Authentic Bombay Potatoes is a flavorful Indian side dish featuring tender potatoes cooked with aromatic spices like cumin, mustard seeds, turmeric, garam masala, and chili powder. This dish delivers a perfect balance of earthiness, warmth, and a touch of freshness from lemon juice and cilantro, making it an ideal accompaniment to rice, naan, or chapati.

Ingredients

Main Ingredients

  • 2 lbs potatoes (Yukon Gold or red)
  • 2 tbsp vegetable oil or ghee
  • 1 tsp cumin seeds
  • 1 tsp mustard seeds
  • 1 medium onion finely chopped
  • 2 cloves garlic minced
  • 1-inch piece of ginger grated
  • 1 large tomato diced (or 1 tbsp tomato puree)
  • 1 tsp turmeric powder
  • 1 tsp garam masala
  • 1 tsp chili powder (adjust to taste)
  • Salt to taste
  • Fresh cilantro for garnish
  • Lemon juice for freshness (optional)

Instructions

  1. Boil Potatoes: Boil the potatoes until just tender.
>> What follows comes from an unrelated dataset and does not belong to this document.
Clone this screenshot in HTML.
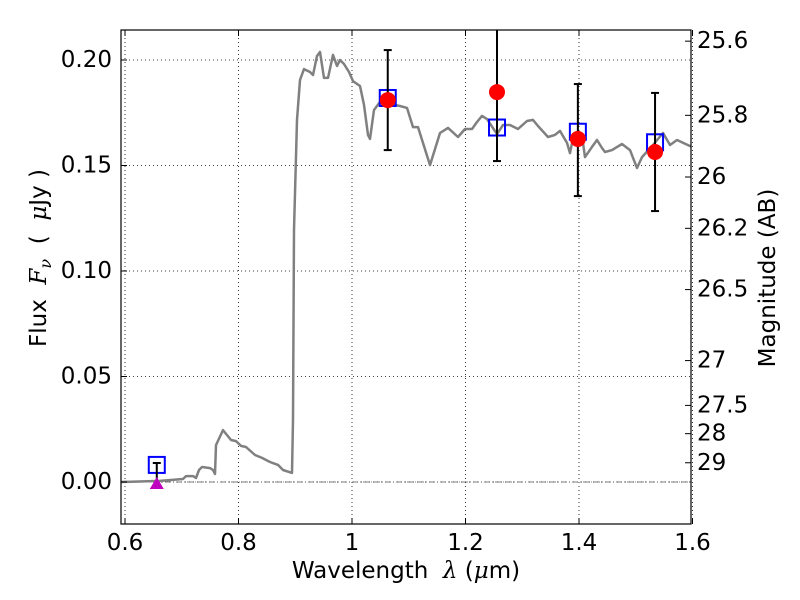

Drain, peel if desired, and cut into bite-sized cubes.
  2. Heat Spices: Heat oil or ghee in a large skillet over medium heat. Add cumin and mustard seeds; let them pop to release their aroma.
  3. Sauté Aromatics: Add the chopped onion, garlic, and ginger. Sauté until golden brown and fragrant.
  4. Cook Spices: Stir in turmeric, garam masala, and chili powder. Cook for 30 seconds to bloom the spices.
  5. Add Tomatoes: Add diced tomatoes and cook until softened.
  6. Combine Potatoes: Gently fold in the boiled potatoes, coating them evenly with the spiced mixture. Cook for 7 minutes until slightly crispy and well-coated.
  7. Season and Garnish: Season with salt, add a squeeze of lemon juice, and garnish with fresh cilantro.
  8. Serve: Serve hot as a side dish or with rice, naan, or chapati.

Notes

  • Use Yukon Gold potatoes for a creamy texture or red potatoes for a firmer bite.
  • Ghee adds a rich flavor, but vegetable oil is a good substitute for a vegan option.
  • Adjust chili powder according to your preferred spice level.
  • Peeling potatoes is optional; leaving the skins on adds texture and nutrients.
  • Lemon juice brightens the dish and balances the spices.
  • Cook the potatoes just until tender to prevent them from falling apart during sautéing.